Investors who’ve been content to run winners this year are increasingly asking more questions of themselves. But infrastructure buyers are marching on undimmed. In the investment trust space, where most of these opportunities lie for UK wealth managers, infrastructure funds raised some £785m in October.

Year to date, infrastructure has been responsible for £2.6bn of the £7.7bn raised by the entire trust universe. The average premium for listed infrastructure offerings now sits at 10 per cent, and the typical yield is still 4.6 per cent, according to Numis. And the ESG attributes of many infrastructure trusts, most obviously those focused on renewables, are another reason why demand is still buoyant. 

The obvious counter-argument has to do with political risk. With a general election underway, trusts with utilities or PFI exposure have been flagged, once again, as potential risks in the event that the Conservatives lose power. Yet the likes of HICL Infrastructure, one of the more exposed in this regard, continue to trade on healthy premiums.

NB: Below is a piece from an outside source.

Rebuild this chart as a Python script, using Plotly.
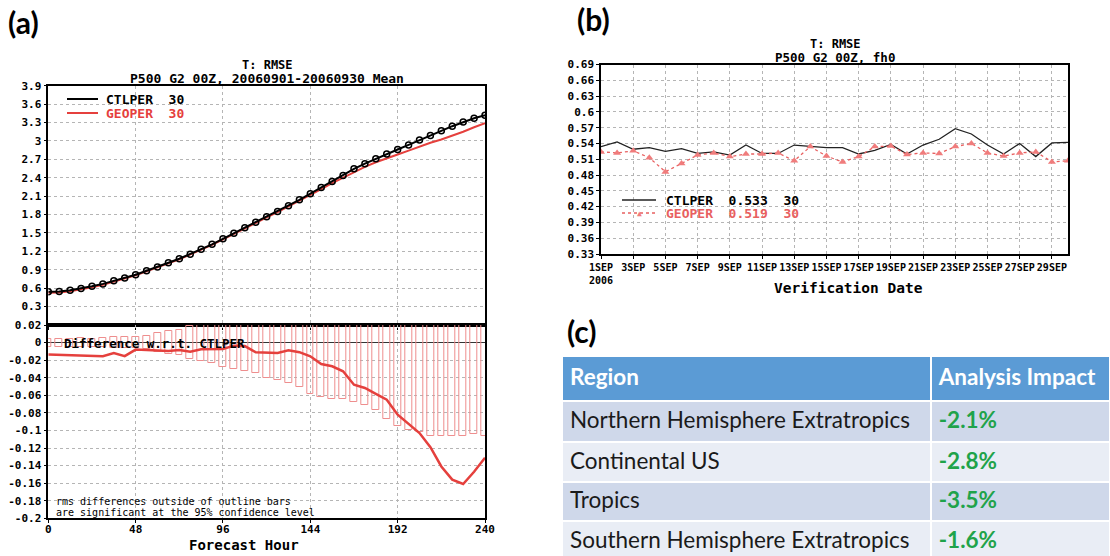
import plotly.graph_objects as go

W, H = 1110, 556


def px(x):
    return x / W


def py(y):
    return 1 - y / H


# ---------------- data: panel (a) ----------------
hours = list(range(0, 241, 6))
ctlper_rmse = [0.540, 0.545, 0.565, 0.595, 0.630, 0.670, 0.720, 0.765, 0.820, 0.885,
               0.945, 1.015, 1.080, 1.155, 1.235, 1.315, 1.405, 1.495, 1.585, 1.675,
               1.765, 1.850, 1.945, 2.040, 2.140, 2.240, 2.340, 2.435, 2.545, 2.630,
               2.710, 2.785, 2.860, 2.935, 3.015, 3.090, 3.165, 3.240, 3.310, 3.370, 3.420]
geoper_rmse = [0.526, 0.531, 0.551, 0.580, 0.615, 0.655, 0.708, 0.750, 0.812, 0.877,
               0.937, 1.006, 1.072, 1.145, 1.228, 1.308, 1.398, 1.492, 1.581, 1.664,
               1.753, 1.838, 1.936, 2.029, 2.124, 2.216, 2.313, 2.402, 2.497, 2.578,
               2.652, 2.720, 2.778, 2.842, 2.912, 2.971, 3.024, 3.084, 3.149, 3.223, 3.289]
rmse_diff = [-0.0137, -0.0140, -0.0145, -0.0150, -0.0155, -0.0155, -0.0120, -0.0155, -0.0080, -0.0085,
             -0.0085, -0.0095, -0.0085, -0.0105, -0.0075, -0.0070, -0.0072, -0.0035, -0.0040, -0.0110,
             -0.0118, -0.0118, -0.0088, -0.0109, -0.0156, -0.0244, -0.0270, -0.0327, -0.0480, -0.0517,
             -0.0585, -0.0650, -0.0820, -0.0930, -0.1030, -0.1190, -0.1410, -0.1560, -0.1610, -0.1470, -0.1310]
ci_half = [0.0045, 0.0045, 0.0045, 0.0050, 0.0045, 0.0050, 0.0065, 0.0065, 0.0060, 0.0075,
           0.0110, 0.0130, 0.0140, 0.0185, 0.0210, 0.0235, 0.0280, 0.0300, 0.0320, 0.0350,
           0.0400, 0.0430, 0.0460, 0.0500, 0.0580, 0.0620, 0.0640, 0.0640, 0.0680, 0.0710,
           0.0770, 0.0870, 0.0950, 0.0990, 0.1020, 0.1060, 0.1060, 0.1060, 0.1060, 0.1040, 0.1060]

a_top_ticks = [0.3, 0.6, 0.9, 1.2, 1.5, 1.8, 2.1, 2.4, 2.7, 3.0, 3.3, 3.6, 3.9]
a_top_labels = ["0.3", "0.6", "0.9", "1.2", "1.5", "1.8", "2.1", "2.4", "2.7", "3", "3.3", "3.6", "3.9"]
a_bot_ticks = [0.02, 0, -0.02, -0.04, -0.06, -0.08, -0.1, -0.12, -0.14, -0.16, -0.18, -0.2]
a_bot_labels = ["0.02", "0", "-0.02", "-0.04", "-0.06", "-0.08", "-0.1", "-0.12", "-0.14", "-0.16", "-0.18", "-0.2"]
fh_ticks = [0, 48, 96, 144, 192, 240]

# ---------------- data: panel (b) ----------------
days = list(range(1, 31))
ctlper_fh0 = [0.534, 0.543, 0.529, 0.532, 0.525, 0.530, 0.521, 0.524, 0.518, 0.537,
              0.521, 0.521, 0.537, 0.535, 0.532, 0.532, 0.520, 0.527, 0.538, 0.520,
              0.537, 0.548, 0.568, 0.558, 0.537, 0.520, 0.540, 0.515, 0.541, 0.542]
geoper_fh0 = [0.524, 0.522, 0.526, 0.513, 0.486, 0.502, 0.518, 0.522, 0.515, 0.520,
              0.520, 0.522, 0.507, 0.534, 0.516, 0.505, 0.515, 0.534, 0.535, 0.519,
              0.522, 0.521, 0.534, 0.540, 0.522, 0.516, 0.522, 0.524, 0.505, 0.507]
b_day_ticks = list(range(1, 30, 2))
b_day_labels = [f"{d}SEP" for d in b_day_ticks]
b_y_ticks = [0.33, 0.36, 0.39, 0.42, 0.45, 0.48, 0.51, 0.54, 0.57, 0.60, 0.63, 0.66, 0.69]
b_y_labels = ["0.33", "0.36", "0.39", "0.42", "0.45", "0.48", "0.51", "0.54", "0.57", "0.6", "0.63", "0.66", "0.69"]

# ---------------- data: panel (c) ----------------
table_header = ["Region", "Analysis Impact"]
regions = ["Northern Hemisphere Extratropics", "Continental US", "Tropics",
           "Southern Hemisphere Extratropics"]
impacts = ["-2.1%", "-2.8%", "-3.5%", "-1.6%"]

MONO = "DejaVu Sans Mono"
RED = "#E5403D"
BAR_RED = "#EE8E8E"
GRID = "#b5b5b5"
GREEN = "#1FA34A"

fig = go.Figure()

# panel (a) top
fig.add_trace(go.Scatter(x=hours, y=geoper_rmse, mode="lines",
                         line=dict(color=RED, width=2), xaxis="x", yaxis="y"))
fig.add_trace(go.Scatter(x=hours, y=ctlper_rmse, mode="lines+markers",
                         line=dict(color="black", width=2),
                         marker=dict(symbol="circle-open", size=6, color="black",
                                     line=dict(width=1.5)),
                         xaxis="x", yaxis="y"))
# panel (a) bottom
fig.add_trace(go.Bar(x=hours, y=[2 * c for c in ci_half], base=[-c for c in ci_half],
                     width=3.8, marker=dict(color="rgba(0,0,0,0)",
                                            line=dict(color=BAR_RED, width=1)),
                     xaxis="x2", yaxis="y2"))
fig.add_trace(go.Scatter(x=hours, y=rmse_diff, mode="lines",
                         line=dict(color=RED, width=2.5), xaxis="x2", yaxis="y2"))
# panel (b)
fig.add_trace(go.Scatter(x=days, y=ctlper_fh0, mode="lines",
                         line=dict(color="#222", width=1.3), xaxis="x3", yaxis="y3"))
fig.add_trace(go.Scatter(x=days, y=geoper_fh0, mode="lines+markers",
                         line=dict(color="#E86060", width=1.3, dash="dot"),
                         marker=dict(symbol="triangle-up", size=7, color="#F07C7C"),
                         xaxis="x3", yaxis="y3"))

# panel (c) table: cells as a heatmap on a pixel-unit axis pair
col_edges = [0, 368, 547]
row_edges = [0, 45, 86, 126, 165, 206]
n_rows = len(regions) + 1
z = [[0, 0]] + [[1 + (i % 2), 1 + (i % 2)] for i in range(len(regions))]
fig.add_trace(go.Heatmap(x=col_edges, y=row_edges, z=z, zmin=0, zmax=2,
                         colorscale=[[0, "#5B9BD5"], [0.5, "#CFD8EA"], [1, "#E9EDF5"]],
                         showscale=False, xgap=2, ygap=2, hoverinfo="skip",
                         xaxis="x4", yaxis="y4"))
row_mid = [(row_edges[i] + row_edges[i + 1]) / 2 + 1 for i in range(n_rows)]
pad = 8
col1_text = ["<b>" + table_header[0] + "</b>"] + regions
col2_text = ["<b>" + table_header[1] + "</b>"] + ["<b>" + v + "</b>" for v in impacts]
fig.add_trace(go.Scatter(x=[col_edges[0] + pad] * n_rows, y=row_mid, text=col1_text,
                         mode="text", textposition="middle right",
                         textfont=dict(family="Lato", size=22.5,
                                       color=["white"] + ["#1a1a1a"] * len(regions)),
                         hoverinfo="skip", xaxis="x4", yaxis="y4", cliponaxis=False))
fig.add_trace(go.Scatter(x=[col_edges[1] + pad] * n_rows, y=row_mid, text=col2_text,
                         mode="text", textposition="middle right",
                         textfont=dict(family="Lato", size=22.5,
                                       color=["white"] + [GREEN] * len(impacts)),
                         hoverinfo="skip", xaxis="x4", yaxis="y4", cliponaxis=False))

axis_common = dict(showline=True, mirror=True, linecolor="black", linewidth=1.5,
                   showgrid=True, gridcolor=GRID, griddash="dot", gridwidth=1,
                   zeroline=False, ticks="outside", ticklen=3, tickcolor="black",
                   automargin=False,
                   tickfont=dict(family=MONO, size=11, color="black", weight="bold"))

xa = [px(48.3), px(485)]
fig.update_layout(
    width=W, height=H, margin=dict(l=0, r=0, t=0, b=0, pad=0, autoexpand=False),
    paper_bgcolor="white", plot_bgcolor="white", showlegend=False,
    xaxis=dict(domain=xa, range=[0, 240], tickvals=fh_ticks, showticklabels=False,
               anchor="y", **axis_common),
    yaxis=dict(domain=[py(325), py(85.7)], range=[0, 3.9], tickvals=a_top_ticks,
               ticktext=a_top_labels, anchor="x", **axis_common),
    xaxis2=dict(domain=xa, range=[0, 240], tickvals=fh_ticks,
                ticktext=[str(t) for t in fh_ticks], anchor="y2",
                ticklabelstandoff=-3, **axis_common),
    yaxis2=dict(domain=[py(518.3), py(325)], range=[-0.2, 0.02], tickvals=a_bot_ticks,
                ticktext=a_bot_labels, anchor="x2", **axis_common),
    xaxis3=dict(domain=[px(601), px(1068)], range=[1, 30], tickvals=b_day_ticks,
                ticktext=b_day_labels, anchor="y3", tickangle=0, **axis_common),
    yaxis3=dict(domain=[py(254), py(64.5)], range=[0.33, 0.69], tickvals=b_y_ticks,
                ticktext=b_y_labels, anchor="x3", **axis_common),
    xaxis4=dict(domain=[px(562), 1], range=[0, 547], visible=False, anchor="y4",
                fixedrange=True, automargin=False),
    yaxis4=dict(domain=[0, py(356)], range=[200, 0], visible=False, anchor="x4",
                fixedrange=True, automargin=False),
    bargap=0,
)
fig.layout.xaxis3.tickfont.size = 10
fig.layout.yaxis2.zeroline = True
fig.layout.yaxis2.zerolinecolor = "#333"
fig.layout.yaxis2.zerolinewidth = 1.2

ann = []


def text(x, y, s, size=12, color="black", bold=True, xanchor="left", family=MONO):
    ann.append(dict(x=px(x), y=py(y), xref="paper", yref="paper", text=s, showarrow=False,
                    xanchor=xanchor, yanchor="middle",
                    font=dict(family=family, size=size, color=color,
                              weight="bold" if bold else "normal")))


# panel labels
text(6, 22, "(a)", size=30, family="Lato")
text(575, 19, "(b)", size=30, family="Lato")
text(565, 331, "(c)", size=30, family="Lato")

# panel (a) texts
text(267, 65, "T: RMSE", size=12, xanchor="center")
text(267, 78, "P500 G2 00Z, 20060901-20060930 Mean", size=13, xanchor="center")
text(104, 99, "CTLPER  30", size=13)
text(104, 113, "GEOPER  30", size=13, color=RED)
text(62, 343, "Difference w.r.t. CTLPER", size=12.5)
text(54, 501, "rms differences outside of outline bars", size=10, bold=False)
text(54, 512, "are significant at the 95% confidence level", size=10, bold=False)
text(244, 545, "Forecast Hour", size=14, xanchor="center")

# panel (b) texts
text(835, 44, "T: RMSE", size=12, xanchor="center")
text(835, 57, "P500 G2 00Z, fh0", size=12.5, xanchor="center")
text(664, 200, "CTLPER  0.533  30", size=13)
text(664, 213, "GEOPER  0.519  30", size=13, color="#E86060")
text(639, 213, "▲", size=8, color="#F07C7C", bold=False, xanchor="center")
text(601, 280, "2006", size=10, xanchor="center")
text(848, 288, "Verification Date", size=14.5, xanchor="center")

fig.update_layout(annotations=ann)

shapes = [
    dict(type="line", xref="paper", yref="paper", x0=px(67), x1=px(98), y0=py(99), y1=py(99),
         line=dict(color="black", width=2)),
    dict(type="line", xref="paper", yref="paper", x0=px(67), x1=px(98), y0=py(113), y1=py(113),
         line=dict(color=RED, width=2)),
    dict(type="line", xref="paper", yref="paper", x0=px(622), x1=px(656), y0=py(200), y1=py(200),
         line=dict(color="#222", width=1.3)),
    dict(type="line", xref="paper", yref="paper", x0=px(622), x1=px(656), y0=py(213), y1=py(213),
         line=dict(color="#E86060", width=1.3, dash="dot")),
]
fig.update_layout(shapes=shapes)

fig.write_html("out.html")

Announcements from HICL and 3i late last week underline why investors are staying the course. The latter continues to perform in line with expectations in terms of NAV growth and dividend payouts. The former, meanwhile, said it had crystallised value from parts of its portfolio - and successfully recycled money into new investments.

Notably, these sales were public-private partnership projects. As Numis notes, the disposals “remind investors that there is demand for infrastructure assets, notwithstanding the perception of heightened political risk in the UK. It is notable that one of these disposals is an Acute hospital, an area which we consider to carry greater political sensitivity compared with other sub-sectors”. That suggests there’s little sign of a coming storm for DFMs who hold these trusts. The only thing wealth managers have to mind at the moment is the urge to allocate ever larger amounts to an illiquid asset class.

Small mercies

For DFMs struggling with client acquisition, merger and acquisition activity has long been the way to go. Integrating a new business isn’t a shortcut to success, but it does add assets and clients more quickly than any other method. 

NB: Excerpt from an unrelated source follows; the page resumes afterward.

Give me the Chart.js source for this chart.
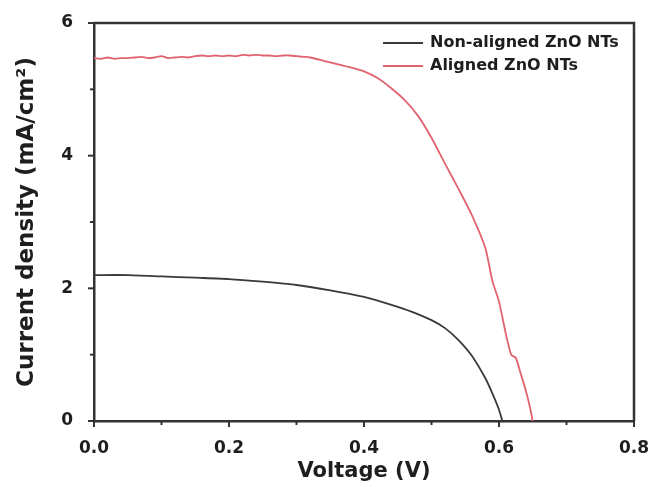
<!DOCTYPE html>
<html>
<head>
<meta charset="utf-8">
<script src="https://cdn.jsdelivr.net/npm/chart.js@4/dist/chart.umd.min.js"></script>
<style>
  html, body { margin: 0; padding: 0; background: #fff; }
  #wrap { width: 649px; height: 487px; }
</style>
</head>
<body>
<div id="wrap"><canvas id="jv"></canvas></div>
<script>
// J-V curves of the two ZnO nanotube cells
const nonAlignedV = [0, 0.05, 0.1, 0.15, 0.2, 0.25, 0.3, 0.35, 0.4, 0.425, 0.45, 0.475, 0.5, 0.52, 0.54, 0.56, 0.58, 0.59, 0.6, 0.605];
const nonAlignedJ = [2.20, 2.20, 2.18, 2.16, 2.14, 2.10, 2.05, 1.97, 1.87, 1.80, 1.72, 1.63, 1.52, 1.40, 1.22, 0.98, 0.64, 0.42, 0.17, 0.0];

const alignedV = [0, 0.01, 0.02, 0.03, 0.04, 0.05, 0.06, 0.07, 0.08, 0.09, 0.10, 0.11, 0.12, 0.13, 0.14, 0.15,
  0.16, 0.17, 0.18, 0.19, 0.20, 0.21, 0.22, 0.23, 0.24, 0.25, 0.26, 0.27, 0.28, 0.29, 0.30, 0.31,
  0.32, 0.34, 0.36, 0.38, 0.40, 0.42, 0.44, 0.46, 0.48, 0.50, 0.52, 0.54, 0.56, 0.58, 0.59, 0.60,
  0.61, 0.618, 0.625, 0.632, 0.64, 0.646, 0.65];
const alignedJ = [5.47, 5.46, 5.48, 5.46, 5.47, 5.47, 5.48, 5.49, 5.47, 5.48, 5.50, 5.47, 5.48, 5.49, 5.48, 5.50,
  5.51, 5.50, 5.51, 5.50, 5.51, 5.50, 5.52, 5.51, 5.52, 5.51, 5.51, 5.50, 5.51, 5.51, 5.50, 5.49,
  5.48, 5.43, 5.38, 5.33, 5.27, 5.17, 5.02, 4.84, 4.60, 4.27, 3.88, 3.50, 3.10, 2.60, 2.12, 1.80,
  1.32, 1.00, 0.95, 0.72, 0.45, 0.20, 0.0];

const seriesNames = ['Non-aligned ZnO NTs', 'Aligned ZnO NTs'];
const seriesColors = ['#3a3a3a', '#e0636f'];

const xMajor = [0, 0.2, 0.4, 0.6, 0.8];
const xMinor = [0.1, 0.3, 0.5, 0.7];
const yMajor = [0, 2, 4, 6];
const yMinor = [1, 3, 5];

const FONT = 'DejaVu Sans';
const INK = '#1e1e1e';
const AXIS = '#333';

function toPoints(xs, ys) {
  return xs.map((v, i) => ({ x: v, y: ys[i] }));
}

// frame, outward ticks and the legend
const decor = {
  id: 'decor',
  afterDraw(chart) {
    const ctx = chart.ctx;
    const a = chart.chartArea;
    const xs = chart.scales.x, ys = chart.scales.y;
    ctx.save();
    ctx.strokeStyle = AXIS;
    ctx.lineWidth = 2.5;
    ctx.beginPath();
    ctx.moveTo(a.left, a.top);
    ctx.lineTo(a.right, a.top);
    ctx.lineTo(a.right, a.bottom);
    ctx.stroke();

    ctx.lineWidth = 2;
    const tickX = (vals, len) => vals.forEach(v => {
      const px = xs.getPixelForValue(v);
      ctx.beginPath(); ctx.moveTo(px, a.bottom); ctx.lineTo(px, a.bottom + len); ctx.stroke();
    });
    const tickY = (vals, len) => vals.forEach(v => {
      const py = ys.getPixelForValue(v);
      ctx.beginPath(); ctx.moveTo(a.left, py); ctx.lineTo(a.left - len, py); ctx.stroke();
    });
    tickX(xMajor, 6); tickX(xMinor, 4);
    tickY(yMajor, 6); tickY(yMinor, 4);

    // legend
    ctx.font = 'bold 16px "' + FONT + '"';
    ctx.textBaseline = 'middle';
    ctx.textAlign = 'left';
    seriesNames.forEach((name, i) => {
      const y = a.top + 20 + i * 23;
      ctx.strokeStyle = seriesColors[i];
      ctx.lineWidth = 2;
      ctx.beginPath(); ctx.moveTo(a.right - 251, y); ctx.lineTo(a.right - 211, y); ctx.stroke();
      ctx.fillStyle = INK;
      ctx.fillText(name, a.right - 204, y);
    });
    ctx.restore();
  }
};

new Chart(document.getElementById('jv'), {
  type: 'scatter',
  data: {
    datasets: [
      {
        label: seriesNames[0],
        data: toPoints(nonAlignedV, nonAlignedJ),
        showLine: true,
        borderColor: seriesColors[0],
        borderWidth: 1.8,
        pointRadius: 0,
        tension: 0.2
      },
      {
        label: seriesNames[1],
        data: toPoints(alignedV, alignedJ),
        showLine: true,
        borderColor: seriesColors[1],
        borderWidth: 1.8,
        pointRadius: 0,
        tension: 0.2
      }
    ]
  },
  options: {
    responsive: true,
    maintainAspectRatio: false,
    animation: false,
    layout: { padding: { top: 23, right: 15, left: 0, bottom: 0 } },
    plugins: { legend: { display: false }, tooltip: { enabled: false } },
    scales: {
      x: {
        type: 'linear',
        min: 0, max: 0.8,
        afterFit(s) { s.height = 66; s.paddingLeft = 0; s.paddingRight = 0; },
        border: { color: AXIS, width: 2.5 },
        grid: { display: false },
        ticks: {
          stepSize: 0.2,
          padding: 9,
          color: INK,
          font: { family: FONT, size: 17, weight: 'bold' },
          callback: v => v.toFixed(1)
        },
        title: {
          display: true,
          text: 'Voltage (V)',
          color: INK,
          font: { family: FONT, size: 21, weight: 'bold', lineHeight: 1 },
          padding: { top: 0, bottom: 5 }
        }
      },
      y: {
        type: 'linear',
        min: 0, max: 6,
        afterFit(s) { s.width = 94; s.paddingTop = 0; s.paddingBottom = 0; },
        border: { color: AXIS, width: 2.5 },
        grid: { display: false },
        ticks: {
          stepSize: 2,
          padding: 13,
          color: INK,
          font: { family: FONT, size: 17, weight: 'bold' }
        },
        title: {
          display: true,
          text: 'Current density (mA/cm²)',
          color: INK,
          font: { family: FONT, size: 23, weight: 'bold', lineHeight: 1 },
          padding: { top: 16, bottom: 0 }
        }
      }
    }
  },
  plugins: [decor]
});
</script>
</body>
</html>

And discretionary fund management in the UK is increasingly a scale game. There are plenty of fund selection benefits that stem from managing a relatively small pool of assets, but at a boardroom level these tend to pale in comparison with the ability to clamp down on rising costs and boost bottom lines.

So it’s no surprise to see successful DFMs starting to look further afield in their quest for growth. No longer content with buying up smaller rivals, the likes of Tatton are also now looking at buying up businesses from would-be clients: financial advisers with discretionary permissions.

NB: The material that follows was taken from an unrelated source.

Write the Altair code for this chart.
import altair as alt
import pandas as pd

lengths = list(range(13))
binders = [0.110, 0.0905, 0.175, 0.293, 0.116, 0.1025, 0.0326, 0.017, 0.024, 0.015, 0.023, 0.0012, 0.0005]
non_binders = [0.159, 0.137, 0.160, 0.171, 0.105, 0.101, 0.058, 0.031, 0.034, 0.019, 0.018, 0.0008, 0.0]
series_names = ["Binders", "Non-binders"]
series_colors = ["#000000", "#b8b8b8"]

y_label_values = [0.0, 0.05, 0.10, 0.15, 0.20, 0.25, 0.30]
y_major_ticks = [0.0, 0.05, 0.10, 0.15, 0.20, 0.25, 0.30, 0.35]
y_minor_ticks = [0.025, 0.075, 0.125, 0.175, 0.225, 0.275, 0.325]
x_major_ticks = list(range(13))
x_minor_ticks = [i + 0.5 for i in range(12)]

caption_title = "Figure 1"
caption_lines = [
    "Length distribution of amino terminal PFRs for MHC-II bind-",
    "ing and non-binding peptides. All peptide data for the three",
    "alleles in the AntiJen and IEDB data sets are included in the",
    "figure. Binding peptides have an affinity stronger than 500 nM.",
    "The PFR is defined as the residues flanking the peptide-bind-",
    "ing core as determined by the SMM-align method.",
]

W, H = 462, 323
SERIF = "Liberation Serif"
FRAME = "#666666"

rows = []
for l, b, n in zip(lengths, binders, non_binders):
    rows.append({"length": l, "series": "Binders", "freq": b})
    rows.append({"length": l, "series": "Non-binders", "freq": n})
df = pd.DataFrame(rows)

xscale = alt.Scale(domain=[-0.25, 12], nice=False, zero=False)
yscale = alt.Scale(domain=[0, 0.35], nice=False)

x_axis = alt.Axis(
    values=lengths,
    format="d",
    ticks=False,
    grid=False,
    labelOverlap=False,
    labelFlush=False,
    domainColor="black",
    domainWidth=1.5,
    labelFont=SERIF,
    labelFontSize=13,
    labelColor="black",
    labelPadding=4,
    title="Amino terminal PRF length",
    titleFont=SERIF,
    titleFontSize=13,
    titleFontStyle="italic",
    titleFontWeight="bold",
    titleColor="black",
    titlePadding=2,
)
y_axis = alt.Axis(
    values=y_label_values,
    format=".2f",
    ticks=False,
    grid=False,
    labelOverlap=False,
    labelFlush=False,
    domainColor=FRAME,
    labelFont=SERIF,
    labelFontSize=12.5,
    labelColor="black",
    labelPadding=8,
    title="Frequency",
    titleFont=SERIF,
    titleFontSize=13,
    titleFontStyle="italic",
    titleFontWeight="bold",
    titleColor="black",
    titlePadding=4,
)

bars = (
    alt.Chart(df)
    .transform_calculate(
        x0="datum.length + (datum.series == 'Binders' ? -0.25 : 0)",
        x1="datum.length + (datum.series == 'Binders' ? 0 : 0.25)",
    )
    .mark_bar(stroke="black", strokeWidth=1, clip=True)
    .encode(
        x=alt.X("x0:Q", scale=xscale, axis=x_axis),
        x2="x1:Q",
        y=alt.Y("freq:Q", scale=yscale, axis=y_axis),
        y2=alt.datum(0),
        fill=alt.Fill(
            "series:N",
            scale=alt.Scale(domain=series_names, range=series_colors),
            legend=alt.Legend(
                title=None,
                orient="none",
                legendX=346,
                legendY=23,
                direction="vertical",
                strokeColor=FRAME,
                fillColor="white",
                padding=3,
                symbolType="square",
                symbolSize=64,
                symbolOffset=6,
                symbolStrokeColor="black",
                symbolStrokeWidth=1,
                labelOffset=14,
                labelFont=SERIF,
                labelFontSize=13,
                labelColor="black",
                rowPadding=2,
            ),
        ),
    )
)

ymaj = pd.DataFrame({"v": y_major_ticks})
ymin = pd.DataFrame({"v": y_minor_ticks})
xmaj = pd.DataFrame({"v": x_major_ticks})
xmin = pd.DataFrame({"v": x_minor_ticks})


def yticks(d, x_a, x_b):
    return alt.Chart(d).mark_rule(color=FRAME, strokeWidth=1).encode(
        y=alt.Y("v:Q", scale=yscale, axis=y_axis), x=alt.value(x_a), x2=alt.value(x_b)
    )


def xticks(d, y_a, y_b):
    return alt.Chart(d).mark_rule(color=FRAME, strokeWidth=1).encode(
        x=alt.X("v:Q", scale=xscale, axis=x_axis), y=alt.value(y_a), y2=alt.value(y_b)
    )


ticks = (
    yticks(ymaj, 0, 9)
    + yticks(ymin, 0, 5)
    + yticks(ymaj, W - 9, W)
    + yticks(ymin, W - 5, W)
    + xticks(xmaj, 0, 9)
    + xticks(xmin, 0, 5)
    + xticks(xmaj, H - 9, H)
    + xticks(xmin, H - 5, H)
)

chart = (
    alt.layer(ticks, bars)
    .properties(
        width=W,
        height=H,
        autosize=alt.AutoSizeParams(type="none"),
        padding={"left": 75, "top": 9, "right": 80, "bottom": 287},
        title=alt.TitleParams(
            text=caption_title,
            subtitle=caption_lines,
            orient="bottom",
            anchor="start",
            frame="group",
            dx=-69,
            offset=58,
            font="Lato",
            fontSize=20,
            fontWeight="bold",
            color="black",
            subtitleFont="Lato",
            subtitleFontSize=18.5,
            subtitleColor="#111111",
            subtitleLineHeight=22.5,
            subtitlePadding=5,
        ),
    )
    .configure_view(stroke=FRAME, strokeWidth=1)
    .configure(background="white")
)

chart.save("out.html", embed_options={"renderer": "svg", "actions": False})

That makes sense, because advisers’ attempts to build up this side of their business haven’t always worked out that well. Those not put off by the regulatory and capital requirements have often struggled to grow their DFM arms in a competitive marketplace.

The logical conclusion of this kind of M&A activity is that buylist concentration increases further, more money chases fewer funds, and liquidity issues continue to grow at a time when selectors are already rightly nervous about herding activity. 

Those challenges aren’t going away - and nor will star manager culture disappear overnight, despite recent evidence of a shift in investor priorities. But the trends outlined above are unlikely to be accelerated by big wealth managers scooping up the minnows of the DFM universe. That’s because our database shows that advisers’ model portfolios already tend to focus heavily on the most popular funds in the retail investment world.

Seeking safety in numbers is understandable when resources are limited, even if it means that these buyers aren’t making best use of the nimbleness that their lack of size offers them. But it also means small firms being swallowed up by a larger peer won’t necessarily lead to a greater concentration of assets in the same funds.

Widows and orphans

The Widowmaker trade - shorting Japanese government bonds - is so named for having claimed many a victim over the years. Those deaths were typically professional investors who thought Japan’s demographics and debt profile made it a prime candidate for a spike in bond yields.

Nowadays, after years in which sovereign yields across almost all major developed economies have stayed low and then moved lower still, such trades are few and far between. But Japanese 10-year bond prices have just suffered their worst week in six years, and hedge funds are again in the spotlight. Bloomberg says that CTA funds’ decision to unwind their long positions in Japanese government debt may well be to blame

Taking profits on these holdings is an altogether more comfortable affair than having to crystallise losses when shorts go awry. And few would bank on this being the end of the Widowmaker altogether. But it is the latest sign that market dynamics are starting to shift the world over.